__INFORMATION SHOWN__.
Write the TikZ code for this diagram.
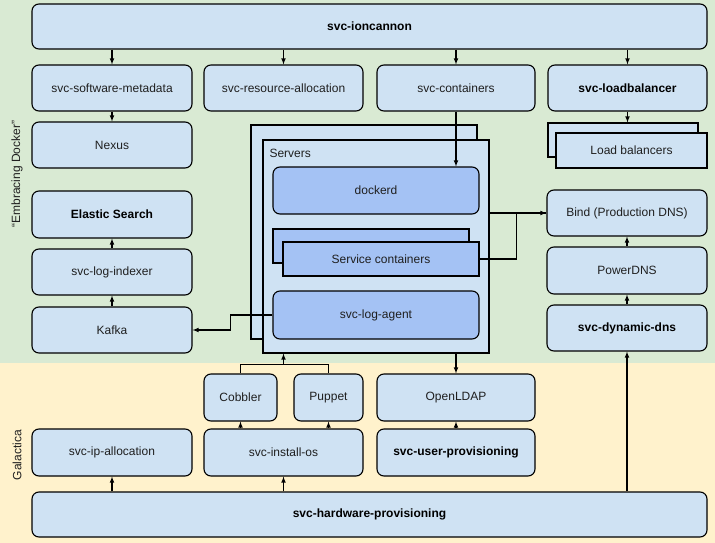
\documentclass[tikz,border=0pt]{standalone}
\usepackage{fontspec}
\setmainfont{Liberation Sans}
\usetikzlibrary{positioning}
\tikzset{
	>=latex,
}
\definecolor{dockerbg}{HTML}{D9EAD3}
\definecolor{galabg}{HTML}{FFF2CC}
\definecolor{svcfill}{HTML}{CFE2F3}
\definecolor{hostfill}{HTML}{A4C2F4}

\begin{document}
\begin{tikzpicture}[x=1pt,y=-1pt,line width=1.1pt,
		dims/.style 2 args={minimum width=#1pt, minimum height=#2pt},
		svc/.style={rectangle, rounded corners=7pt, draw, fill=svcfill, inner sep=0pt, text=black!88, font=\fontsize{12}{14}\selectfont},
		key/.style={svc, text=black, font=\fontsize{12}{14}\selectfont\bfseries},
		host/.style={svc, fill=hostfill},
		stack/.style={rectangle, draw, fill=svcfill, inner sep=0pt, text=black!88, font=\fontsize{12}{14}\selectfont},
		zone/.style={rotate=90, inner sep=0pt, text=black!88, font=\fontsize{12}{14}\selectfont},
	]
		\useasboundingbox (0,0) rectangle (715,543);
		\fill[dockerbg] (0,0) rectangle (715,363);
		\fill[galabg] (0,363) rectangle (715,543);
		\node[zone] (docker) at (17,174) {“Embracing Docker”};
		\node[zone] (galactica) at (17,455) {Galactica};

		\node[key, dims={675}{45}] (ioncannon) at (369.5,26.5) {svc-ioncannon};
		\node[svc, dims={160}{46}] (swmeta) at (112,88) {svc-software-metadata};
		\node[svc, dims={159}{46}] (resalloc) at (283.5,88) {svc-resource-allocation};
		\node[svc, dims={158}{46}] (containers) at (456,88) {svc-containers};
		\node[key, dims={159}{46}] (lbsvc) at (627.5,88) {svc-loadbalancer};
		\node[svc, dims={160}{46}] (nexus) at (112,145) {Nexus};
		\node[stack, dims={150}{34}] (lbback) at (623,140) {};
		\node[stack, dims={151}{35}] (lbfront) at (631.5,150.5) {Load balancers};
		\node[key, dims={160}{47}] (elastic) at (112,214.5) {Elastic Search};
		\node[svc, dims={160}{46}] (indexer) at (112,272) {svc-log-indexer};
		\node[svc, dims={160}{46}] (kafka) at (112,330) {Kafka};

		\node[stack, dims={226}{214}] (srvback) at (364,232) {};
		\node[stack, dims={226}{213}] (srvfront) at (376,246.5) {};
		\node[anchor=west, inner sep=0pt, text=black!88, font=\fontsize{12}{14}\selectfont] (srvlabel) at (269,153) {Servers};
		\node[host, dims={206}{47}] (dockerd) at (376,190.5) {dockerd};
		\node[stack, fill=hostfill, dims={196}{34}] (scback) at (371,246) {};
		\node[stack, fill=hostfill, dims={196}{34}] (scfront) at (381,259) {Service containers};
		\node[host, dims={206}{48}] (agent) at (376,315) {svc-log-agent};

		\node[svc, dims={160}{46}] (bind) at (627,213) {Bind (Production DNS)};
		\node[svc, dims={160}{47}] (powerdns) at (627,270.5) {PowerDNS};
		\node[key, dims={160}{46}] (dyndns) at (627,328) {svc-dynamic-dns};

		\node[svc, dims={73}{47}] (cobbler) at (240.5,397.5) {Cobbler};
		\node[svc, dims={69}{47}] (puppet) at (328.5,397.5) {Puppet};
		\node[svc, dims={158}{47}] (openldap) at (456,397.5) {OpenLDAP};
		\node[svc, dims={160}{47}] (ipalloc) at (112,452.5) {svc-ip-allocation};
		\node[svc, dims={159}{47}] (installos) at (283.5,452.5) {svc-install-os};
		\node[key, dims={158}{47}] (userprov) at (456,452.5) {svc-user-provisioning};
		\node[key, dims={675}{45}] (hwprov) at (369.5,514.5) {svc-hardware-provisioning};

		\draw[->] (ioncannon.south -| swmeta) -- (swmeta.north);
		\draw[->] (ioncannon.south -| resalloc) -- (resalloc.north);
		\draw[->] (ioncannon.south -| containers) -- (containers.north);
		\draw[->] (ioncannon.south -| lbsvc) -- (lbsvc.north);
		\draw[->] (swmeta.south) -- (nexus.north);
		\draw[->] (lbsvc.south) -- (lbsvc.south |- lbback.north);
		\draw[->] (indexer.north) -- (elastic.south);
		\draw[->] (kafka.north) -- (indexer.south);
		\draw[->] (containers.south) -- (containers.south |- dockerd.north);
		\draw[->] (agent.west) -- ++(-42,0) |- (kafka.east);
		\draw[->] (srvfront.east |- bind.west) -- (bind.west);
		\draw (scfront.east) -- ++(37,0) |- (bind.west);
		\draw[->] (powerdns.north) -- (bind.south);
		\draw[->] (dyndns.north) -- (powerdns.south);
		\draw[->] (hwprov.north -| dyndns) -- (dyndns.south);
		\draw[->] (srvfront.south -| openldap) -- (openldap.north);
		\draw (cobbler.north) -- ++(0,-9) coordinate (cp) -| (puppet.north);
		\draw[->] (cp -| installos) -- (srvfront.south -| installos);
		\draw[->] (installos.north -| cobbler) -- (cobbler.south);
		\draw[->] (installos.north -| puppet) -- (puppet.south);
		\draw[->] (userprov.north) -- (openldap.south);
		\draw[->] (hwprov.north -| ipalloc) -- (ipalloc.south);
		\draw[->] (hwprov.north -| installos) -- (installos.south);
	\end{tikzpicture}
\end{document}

__INSTRUCTION__. In the copy, include no pictures; restate the listing above exactly.

__OUTPUT FOR THIS EXERCISE__.
Write the TikZ code for this diagram.
\documentclass[tikz,border=0pt]{standalone}
\usepackage{fontspec}
\setmainfont{Liberation Sans}
\usetikzlibrary{positioning}
\tikzset{
	>=latex,
}
\definecolor{dockerbg}{HTML}{D9EAD3}
\definecolor{galabg}{HTML}{FFF2CC}
\definecolor{svcfill}{HTML}{CFE2F3}
\definecolor{hostfill}{HTML}{A4C2F4}

\begin{document}
\begin{tikzpicture}[x=1pt,y=-1pt,line width=1.1pt,
		dims/.style 2 args={minimum width=#1pt, minimum height=#2pt},
		svc/.style={rectangle, rounded corners=7pt, draw, fill=svcfill, inner sep=0pt, text=black!88, font=\fontsize{12}{14}\selectfont},
		key/.style={svc, text=black, font=\fontsize{12}{14}\selectfont\bfseries},
		host/.style={svc, fill=hostfill},
		stack/.style={rectangle, draw, fill=svcfill, inner sep=0pt, text=black!88, font=\fontsize{12}{14}\selectfont},
		zone/.style={rotate=90, inner sep=0pt, text=black!88, font=\fontsize{12}{14}\selectfont},
	]
		\useasboundingbox (0,0) rectangle (715,543);
		\fill[dockerbg] (0,0) rectangle (715,363);
		\fill[galabg] (0,363) rectangle (715,543);
		\node[zone] (docker) at (17,174) {“Embracing Docker”};
		\node[zone] (galactica) at (17,455) {Galactica};

		\node[key, dims={675}{45}] (ioncannon) at (369.5,26.5) {svc-ioncannon};
		\node[svc, dims={160}{46}] (swmeta) at (112,88) {svc-software-metadata};
		\node[svc, dims={159}{46}] (resalloc) at (283.5,88) {svc-resource-allocation};
		\node[svc, dims={158}{46}] (containers) at (456,88) {svc-containers};
		\node[key, dims={159}{46}] (lbsvc) at (627.5,88) {svc-loadbalancer};
		\node[svc, dims={160}{46}] (nexus) at (112,145) {Nexus};
		\node[stack, dims={150}{34}] (lbback) at (623,140) {};
		\node[stack, dims={151}{35}] (lbfront) at (631.5,150.5) {Load balancers};
		\node[key, dims={160}{47}] (elastic) at (112,214.5) {Elastic Search};
		\node[svc, dims={160}{46}] (indexer) at (112,272) {svc-log-indexer};
		\node[svc, dims={160}{46}] (kafka) at (112,330) {Kafka};

		\node[stack, dims={226}{214}] (srvback) at (364,232) {};
		\node[stack, dims={226}{213}] (srvfront) at (376,246.5) {};
		\node[anchor=west, inner sep=0pt, text=black!88, font=\fontsize{12}{14}\selectfont] (srvlabel) at (269,153) {Servers};
		\node[host, dims={206}{47}] (dockerd) at (376,190.5) {dockerd};
		\node[stack, fill=hostfill, dims={196}{34}] (scback) at (371,246) {};
		\node[stack, fill=hostfill, dims={196}{34}] (scfront) at (381,259) {Service containers};
		\node[host, dims={206}{48}] (agent) at (376,315) {svc-log-agent};

		\node[svc, dims={160}{46}] (bind) at (627,213) {Bind (Production DNS)};
		\node[svc, dims={160}{47}] (powerdns) at (627,270.5) {PowerDNS};
		\node[key, dims={160}{46}] (dyndns) at (627,328) {svc-dynamic-dns};

		\node[svc, dims={73}{47}] (cobbler) at (240.5,397.5) {Cobbler};
		\node[svc, dims={69}{47}] (puppet) at (328.5,397.5) {Puppet};
		\node[svc, dims={158}{47}] (openldap) at (456,397.5) {OpenLDAP};
		\node[svc, dims={160}{47}] (ipalloc) at (112,452.5) {svc-ip-allocation};
		\node[svc, dims={159}{47}] (installos) at (283.5,452.5) {svc-install-os};
		\node[key, dims={158}{47}] (userprov) at (456,452.5) {svc-user-provisioning};
		\node[key, dims={675}{45}] (hwprov) at (369.5,514.5) {svc-hardware-provisioning};

		\draw[->] (ioncannon.south -| swmeta) -- (swmeta.north);
		\draw[->] (ioncannon.south -| resalloc) -- (resalloc.north);
		\draw[->] (ioncannon.south -| containers) -- (containers.north);
		\draw[->] (ioncannon.south -| lbsvc) -- (lbsvc.north);
		\draw[->] (swmeta.south) -- (nexus.north);
		\draw[->] (lbsvc.south) -- (lbsvc.south |- lbback.north);
		\draw[->] (indexer.north) -- (elastic.south);
		\draw[->] (kafka.north) -- (indexer.south);
		\draw[->] (containers.south) -- (containers.south |- dockerd.north);
		\draw[->] (agent.west) -- ++(-42,0) |- (kafka.east);
		\draw[->] (srvfront.east |- bind.west) -- (bind.west);
		\draw (scfront.east) -- ++(37,0) |- (bind.west);
		\draw[->] (powerdns.north) -- (bind.south);
		\draw[->] (dyndns.north) -- (powerdns.south);
		\draw[->] (hwprov.north -| dyndns) -- (dyndns.south);
		\draw[->] (srvfront.south -| openldap) -- (openldap.north);
		\draw (cobbler.north) -- ++(0,-9) coordinate (cp) -| (puppet.north);
		\draw[->] (cp -| installos) -- (srvfront.south -| installos);
		\draw[->] (installos.north -| cobbler) -- (cobbler.south);
		\draw[->] (installos.north -| puppet) -- (puppet.south);
		\draw[->] (userprov.north) -- (openldap.south);
		\draw[->] (hwprov.north -| ipalloc) -- (ipalloc.south);
		\draw[->] (hwprov.north -| installos) -- (installos.south);
	\end{tikzpicture}
\end{document}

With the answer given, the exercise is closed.